> _WRITTEN REQUEST_: Include the line with "(inc) at (98.5,432)" and every line before it in the entries below, echoed exactly, but not the pictures.

> _DATA SUPPLIED_:

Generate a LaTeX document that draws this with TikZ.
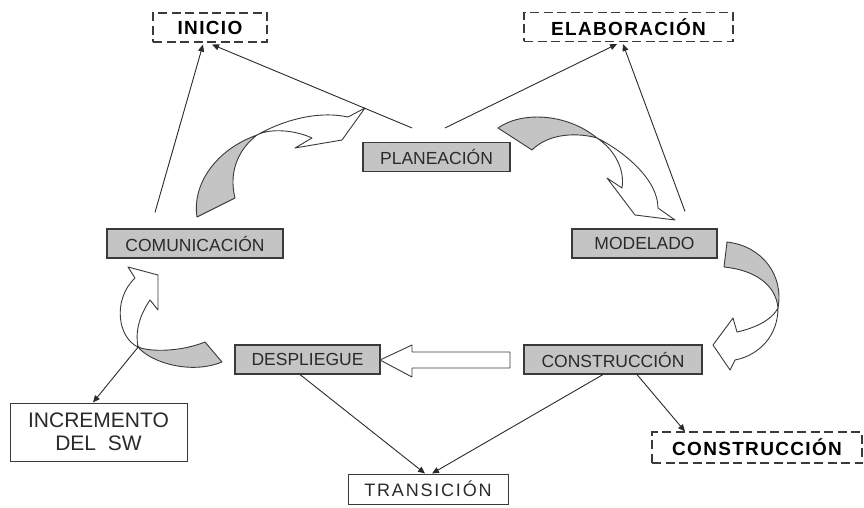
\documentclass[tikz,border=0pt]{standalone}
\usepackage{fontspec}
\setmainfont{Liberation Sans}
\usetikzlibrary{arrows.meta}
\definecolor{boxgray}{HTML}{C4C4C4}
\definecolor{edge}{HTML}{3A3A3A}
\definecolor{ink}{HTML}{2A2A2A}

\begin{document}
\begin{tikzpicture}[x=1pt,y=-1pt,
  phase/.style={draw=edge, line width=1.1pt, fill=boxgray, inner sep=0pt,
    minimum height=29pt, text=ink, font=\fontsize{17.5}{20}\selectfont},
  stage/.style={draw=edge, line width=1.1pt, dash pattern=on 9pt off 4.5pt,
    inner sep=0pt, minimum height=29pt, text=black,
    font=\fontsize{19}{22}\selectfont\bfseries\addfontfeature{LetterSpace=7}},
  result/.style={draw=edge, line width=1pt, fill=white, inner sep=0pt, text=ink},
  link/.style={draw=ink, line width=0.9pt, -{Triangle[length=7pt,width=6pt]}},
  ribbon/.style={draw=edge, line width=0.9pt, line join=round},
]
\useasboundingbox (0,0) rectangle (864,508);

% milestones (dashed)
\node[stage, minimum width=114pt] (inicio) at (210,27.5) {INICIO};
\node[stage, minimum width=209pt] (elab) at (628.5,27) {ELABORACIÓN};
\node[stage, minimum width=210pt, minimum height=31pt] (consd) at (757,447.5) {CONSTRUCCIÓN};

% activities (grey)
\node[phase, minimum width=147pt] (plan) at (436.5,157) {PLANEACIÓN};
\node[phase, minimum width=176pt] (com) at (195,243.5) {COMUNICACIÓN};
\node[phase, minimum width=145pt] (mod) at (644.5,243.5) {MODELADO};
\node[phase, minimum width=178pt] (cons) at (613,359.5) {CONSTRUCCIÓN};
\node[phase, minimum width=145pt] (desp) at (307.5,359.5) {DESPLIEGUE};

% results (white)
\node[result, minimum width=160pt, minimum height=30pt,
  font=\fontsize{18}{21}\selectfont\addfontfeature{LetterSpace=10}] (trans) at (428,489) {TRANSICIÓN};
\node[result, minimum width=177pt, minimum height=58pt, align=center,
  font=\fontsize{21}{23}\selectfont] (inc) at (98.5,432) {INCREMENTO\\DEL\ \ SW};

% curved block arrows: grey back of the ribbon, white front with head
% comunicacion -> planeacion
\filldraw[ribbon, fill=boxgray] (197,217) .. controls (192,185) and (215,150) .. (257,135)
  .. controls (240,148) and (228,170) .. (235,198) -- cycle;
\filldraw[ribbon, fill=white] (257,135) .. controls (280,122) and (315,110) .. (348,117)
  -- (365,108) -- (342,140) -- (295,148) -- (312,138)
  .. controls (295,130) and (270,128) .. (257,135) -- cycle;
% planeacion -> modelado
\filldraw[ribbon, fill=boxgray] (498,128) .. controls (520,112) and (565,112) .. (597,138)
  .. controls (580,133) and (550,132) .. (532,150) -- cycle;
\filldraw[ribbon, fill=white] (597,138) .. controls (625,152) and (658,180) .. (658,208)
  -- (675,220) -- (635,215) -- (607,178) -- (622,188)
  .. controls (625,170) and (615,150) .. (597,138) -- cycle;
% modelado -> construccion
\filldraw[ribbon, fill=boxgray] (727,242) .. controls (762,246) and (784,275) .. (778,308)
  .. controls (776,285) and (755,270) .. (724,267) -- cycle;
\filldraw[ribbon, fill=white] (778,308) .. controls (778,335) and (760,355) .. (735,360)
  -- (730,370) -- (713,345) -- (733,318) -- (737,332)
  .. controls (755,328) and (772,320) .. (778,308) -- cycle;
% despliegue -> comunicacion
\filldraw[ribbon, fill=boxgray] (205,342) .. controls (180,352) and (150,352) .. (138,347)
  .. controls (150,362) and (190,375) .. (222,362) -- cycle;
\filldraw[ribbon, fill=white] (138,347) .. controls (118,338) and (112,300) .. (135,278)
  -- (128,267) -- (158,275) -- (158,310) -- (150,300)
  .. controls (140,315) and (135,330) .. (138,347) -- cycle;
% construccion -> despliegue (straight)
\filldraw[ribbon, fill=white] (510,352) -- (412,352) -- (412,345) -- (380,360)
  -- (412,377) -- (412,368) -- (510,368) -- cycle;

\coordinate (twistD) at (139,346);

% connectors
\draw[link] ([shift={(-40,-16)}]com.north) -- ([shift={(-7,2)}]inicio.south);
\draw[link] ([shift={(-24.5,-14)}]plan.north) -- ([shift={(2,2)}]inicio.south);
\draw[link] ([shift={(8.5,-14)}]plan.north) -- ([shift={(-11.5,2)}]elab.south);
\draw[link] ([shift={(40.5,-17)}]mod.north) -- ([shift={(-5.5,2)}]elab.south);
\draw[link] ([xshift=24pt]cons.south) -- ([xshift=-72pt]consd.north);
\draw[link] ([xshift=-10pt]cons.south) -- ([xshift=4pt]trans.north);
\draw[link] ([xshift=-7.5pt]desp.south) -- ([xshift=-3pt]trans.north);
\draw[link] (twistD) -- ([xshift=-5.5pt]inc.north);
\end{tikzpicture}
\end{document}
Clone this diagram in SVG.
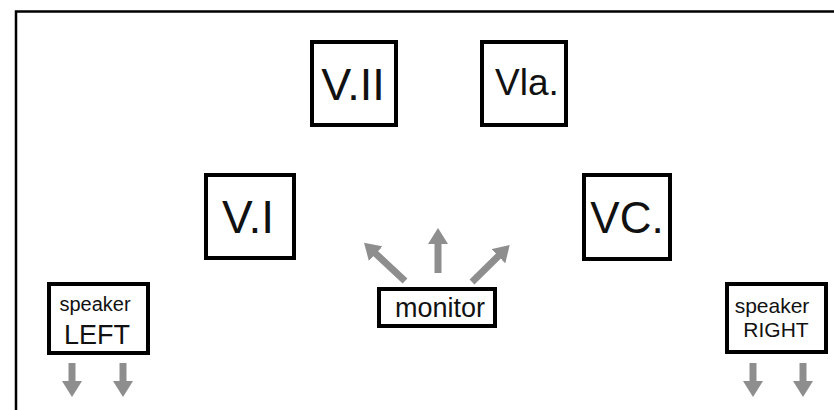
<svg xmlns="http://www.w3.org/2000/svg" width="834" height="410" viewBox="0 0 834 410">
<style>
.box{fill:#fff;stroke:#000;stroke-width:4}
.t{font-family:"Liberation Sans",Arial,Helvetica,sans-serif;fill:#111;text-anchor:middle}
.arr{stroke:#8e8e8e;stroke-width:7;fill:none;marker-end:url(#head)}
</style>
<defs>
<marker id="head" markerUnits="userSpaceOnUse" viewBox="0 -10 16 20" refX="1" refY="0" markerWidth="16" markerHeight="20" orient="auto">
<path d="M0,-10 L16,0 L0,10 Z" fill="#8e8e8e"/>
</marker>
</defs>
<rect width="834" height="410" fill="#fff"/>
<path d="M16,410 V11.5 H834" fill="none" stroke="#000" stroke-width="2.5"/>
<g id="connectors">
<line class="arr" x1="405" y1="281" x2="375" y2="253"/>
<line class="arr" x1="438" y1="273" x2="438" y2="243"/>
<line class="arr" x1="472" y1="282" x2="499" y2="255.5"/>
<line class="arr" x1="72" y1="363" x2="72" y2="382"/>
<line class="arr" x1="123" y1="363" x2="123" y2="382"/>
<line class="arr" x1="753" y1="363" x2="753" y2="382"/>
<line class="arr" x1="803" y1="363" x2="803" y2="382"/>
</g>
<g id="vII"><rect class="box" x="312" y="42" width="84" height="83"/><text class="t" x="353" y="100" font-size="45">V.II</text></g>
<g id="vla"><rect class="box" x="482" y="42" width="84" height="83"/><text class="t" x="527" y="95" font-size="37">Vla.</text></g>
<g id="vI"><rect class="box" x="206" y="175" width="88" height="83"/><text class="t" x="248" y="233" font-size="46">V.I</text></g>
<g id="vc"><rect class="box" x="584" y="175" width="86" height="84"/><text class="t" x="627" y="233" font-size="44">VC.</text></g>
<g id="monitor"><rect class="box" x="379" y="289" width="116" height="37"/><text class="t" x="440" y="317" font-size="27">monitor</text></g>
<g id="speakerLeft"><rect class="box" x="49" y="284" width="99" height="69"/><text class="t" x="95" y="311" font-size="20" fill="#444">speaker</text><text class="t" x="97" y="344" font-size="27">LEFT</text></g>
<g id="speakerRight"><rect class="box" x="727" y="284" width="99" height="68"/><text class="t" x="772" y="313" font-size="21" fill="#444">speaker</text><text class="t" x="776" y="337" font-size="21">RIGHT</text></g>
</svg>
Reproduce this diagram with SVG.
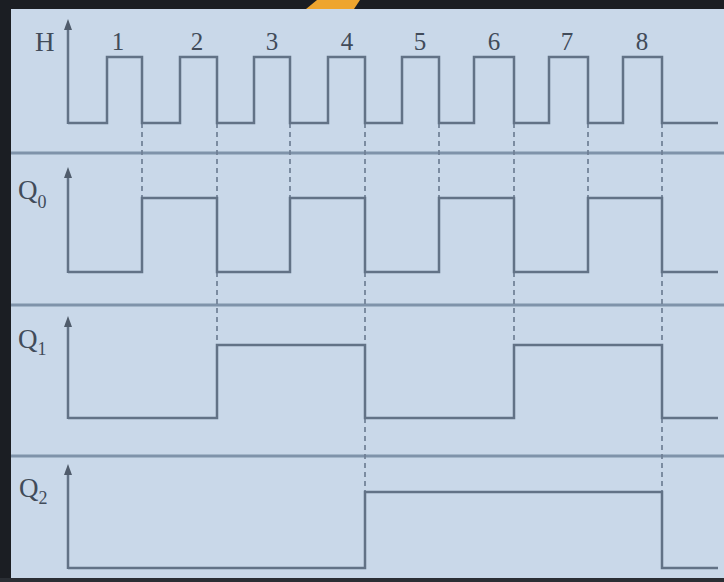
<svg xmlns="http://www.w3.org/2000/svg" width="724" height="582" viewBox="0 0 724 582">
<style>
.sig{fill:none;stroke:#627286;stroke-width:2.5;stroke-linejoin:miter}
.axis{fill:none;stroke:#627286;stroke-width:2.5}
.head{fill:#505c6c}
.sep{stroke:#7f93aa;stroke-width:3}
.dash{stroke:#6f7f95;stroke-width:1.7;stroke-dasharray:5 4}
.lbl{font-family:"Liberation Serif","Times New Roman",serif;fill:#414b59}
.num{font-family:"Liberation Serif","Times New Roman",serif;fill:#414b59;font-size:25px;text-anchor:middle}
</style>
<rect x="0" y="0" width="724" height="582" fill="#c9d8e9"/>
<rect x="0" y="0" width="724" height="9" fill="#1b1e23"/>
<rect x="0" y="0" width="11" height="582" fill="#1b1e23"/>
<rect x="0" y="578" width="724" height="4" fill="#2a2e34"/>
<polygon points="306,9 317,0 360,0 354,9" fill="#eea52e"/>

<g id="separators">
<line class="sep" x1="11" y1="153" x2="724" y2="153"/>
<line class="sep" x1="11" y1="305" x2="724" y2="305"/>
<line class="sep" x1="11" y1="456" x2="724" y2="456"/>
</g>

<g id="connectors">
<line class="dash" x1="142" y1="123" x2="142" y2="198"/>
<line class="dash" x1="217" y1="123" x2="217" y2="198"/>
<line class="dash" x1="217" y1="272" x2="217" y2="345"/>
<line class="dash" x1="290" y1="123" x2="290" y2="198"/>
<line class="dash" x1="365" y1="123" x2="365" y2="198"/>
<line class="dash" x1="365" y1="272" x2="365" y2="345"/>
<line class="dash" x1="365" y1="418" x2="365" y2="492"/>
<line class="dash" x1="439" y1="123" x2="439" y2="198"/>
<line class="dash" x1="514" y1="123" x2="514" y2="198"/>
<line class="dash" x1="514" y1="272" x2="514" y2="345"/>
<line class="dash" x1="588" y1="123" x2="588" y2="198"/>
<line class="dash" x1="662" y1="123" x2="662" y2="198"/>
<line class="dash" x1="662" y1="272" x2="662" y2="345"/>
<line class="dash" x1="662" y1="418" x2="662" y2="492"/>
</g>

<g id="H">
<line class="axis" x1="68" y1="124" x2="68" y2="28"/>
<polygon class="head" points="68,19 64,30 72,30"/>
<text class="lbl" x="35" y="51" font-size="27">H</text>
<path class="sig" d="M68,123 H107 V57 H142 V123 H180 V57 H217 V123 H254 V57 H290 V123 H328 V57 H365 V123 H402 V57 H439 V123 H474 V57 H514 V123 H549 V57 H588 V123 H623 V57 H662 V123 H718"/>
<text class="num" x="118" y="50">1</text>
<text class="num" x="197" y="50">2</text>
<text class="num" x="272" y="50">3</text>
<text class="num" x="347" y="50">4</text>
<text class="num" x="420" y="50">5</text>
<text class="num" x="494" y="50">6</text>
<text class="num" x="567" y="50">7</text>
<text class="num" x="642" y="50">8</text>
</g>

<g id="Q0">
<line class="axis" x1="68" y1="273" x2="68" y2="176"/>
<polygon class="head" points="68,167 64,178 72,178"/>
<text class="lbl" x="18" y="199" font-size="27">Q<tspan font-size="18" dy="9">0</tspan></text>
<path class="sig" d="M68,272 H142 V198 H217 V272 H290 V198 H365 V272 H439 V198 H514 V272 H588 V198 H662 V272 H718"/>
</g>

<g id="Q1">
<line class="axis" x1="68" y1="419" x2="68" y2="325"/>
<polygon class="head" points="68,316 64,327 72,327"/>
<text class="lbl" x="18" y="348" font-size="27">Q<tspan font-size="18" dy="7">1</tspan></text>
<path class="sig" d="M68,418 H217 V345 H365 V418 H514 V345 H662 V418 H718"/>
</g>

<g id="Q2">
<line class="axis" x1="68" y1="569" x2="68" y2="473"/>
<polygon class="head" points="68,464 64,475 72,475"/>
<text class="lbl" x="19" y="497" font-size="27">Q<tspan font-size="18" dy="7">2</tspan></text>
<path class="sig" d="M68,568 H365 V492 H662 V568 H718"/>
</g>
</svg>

> _EXERCISE SOLUTION_:
Generate a LaTeX document that draws this with TikZ.
\documentclass[tikz,border=0pt]{standalone}
\usepackage{fontspec}
\setmainfont{Liberation Sans}
\usetikzlibrary{arrows.meta}
\definecolor{boxgray}{HTML}{C4C4C4}
\definecolor{edge}{HTML}{3A3A3A}
\definecolor{ink}{HTML}{2A2A2A}

\begin{document}
\begin{tikzpicture}[x=1pt,y=-1pt,
  phase/.style={draw=edge, line width=1.1pt, fill=boxgray, inner sep=0pt,
    minimum height=29pt, text=ink, font=\fontsize{17.5}{20}\selectfont},
  stage/.style={draw=edge, line width=1.1pt, dash pattern=on 9pt off 4.5pt,
    inner sep=0pt, minimum height=29pt, text=black,
    font=\fontsize{19}{22}\selectfont\bfseries\addfontfeature{LetterSpace=7}},
  result/.style={draw=edge, line width=1pt, fill=white, inner sep=0pt, text=ink},
  link/.style={draw=ink, line width=0.9pt, -{Triangle[length=7pt,width=6pt]}},
  ribbon/.style={draw=edge, line width=0.9pt, line join=round},
]
\useasboundingbox (0,0) rectangle (864,508);

% milestones (dashed)
\node[stage, minimum width=114pt] (inicio) at (210,27.5) {INICIO};
\node[stage, minimum width=209pt] (elab) at (628.5,27) {ELABORACIÓN};
\node[stage, minimum width=210pt, minimum height=31pt] (consd) at (757,447.5) {CONSTRUCCIÓN};

% activities (grey)
\node[phase, minimum width=147pt] (plan) at (436.5,157) {PLANEACIÓN};
\node[phase, minimum width=176pt] (com) at (195,243.5) {COMUNICACIÓN};
\node[phase, minimum width=145pt] (mod) at (644.5,243.5) {MODELADO};
\node[phase, minimum width=178pt] (cons) at (613,359.5) {CONSTRUCCIÓN};
\node[phase, minimum width=145pt] (desp) at (307.5,359.5) {DESPLIEGUE};

% results (white)
\node[result, minimum width=160pt, minimum height=30pt,
  font=\fontsize{18}{21}\selectfont\addfontfeature{LetterSpace=10}] (trans) at (428,489) {TRANSICIÓN};
\node[result, minimum width=177pt, minimum height=58pt, align=center,
  font=\fontsize{21}{23}\selectfont] (inc) at (98.5,432) {INCREMENTO\\DEL\ \ SW};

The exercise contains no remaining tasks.